News Deck

Sur la facette dégénérée du design fiction.
Il y a cette vidéo de Shepard Smith qui présente le nouveau News Deck de Fox News, irréel de par son futurisme digne d'une série B hollywoodienne.
Un futur où l'écran a pris le pas sur le reste. Si cette prédominance semble suivre la tendance actuelle, on est, dans ce cas précis, interpellé par le procédé à l'oeuvre.
Les journalistes-opérateurs ont des écrans de 50 pouces, tactiles et inclinés afin d'être manipulés plus aisément. Résidu d'une autre époque, un petit clavier accompagne encore l'écran, mais la disproportion entre les deux rend le tout incongru.
Les murs sont remplacés par des écrans géants qui diffusent des tweets, pas plus d'une poignée par écrans mais écrits en énorme. De fait, un simple basculement d'échelle par rapport à l'affichage d'un smartphone. C'est d'ailleurs le concept sous-jacent : le News Deck comme une multitude de smartphones géants. Les journalistes sont alors projetés dans ce monde démesuré pour eux, dans cette interprétation naïve et boiteuse du progrès.
On pense aussi à la new aesthetic de James Bridle, une invasion de l'esthétique numérique dans le monde réel, avec ici comme seul référentiel, une science-fiction délavée.
L'inutilité de certains éléments est criante ; la wiimote qui sert à faire défiler d'énormes images sur un carrousel géant sur les murs du Deck. Ce qui se voudrait comme un symbole de l'agitation constante du monde projetée sous forme interactive aux journalistes littéralement entourés par ce flux d'images, n'est en fait qu'une pénible installation au bénéfice nul.
On voit là les limites et l'absurdité de cette pregnance de l'image. Si le procédé s'avère efficace au cinéma, c'est parce que dans ce contexte, seuls comptent les qualités esthétiques et l'effet dramatique.
En s'inspirant du cinéma, Fox News a construit un Desk à la dramaturgie incontestable mais à la plus value journalistique plus que contestable.

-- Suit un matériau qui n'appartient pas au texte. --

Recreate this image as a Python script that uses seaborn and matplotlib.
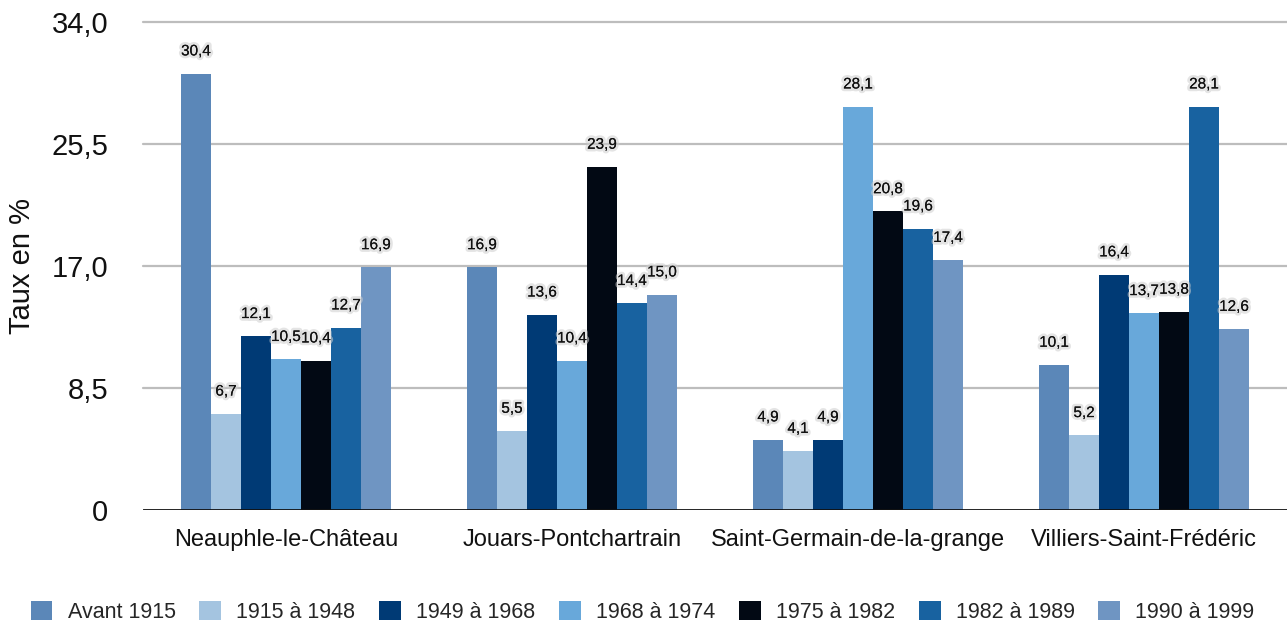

Fox News est, depuis sa création, une chaîne pour qui le spectaculaire a pris le pas sur l'information. Mais avec ce nouveau deck, ersatz du poste de pilotage de la série Star Trek, la fictionnalisation à l'oeuvre ne se cantonne plus au seul cadre visible par le spectateur mais contamine désormais le reste de la chaîne, victime de sa propre mise en scène.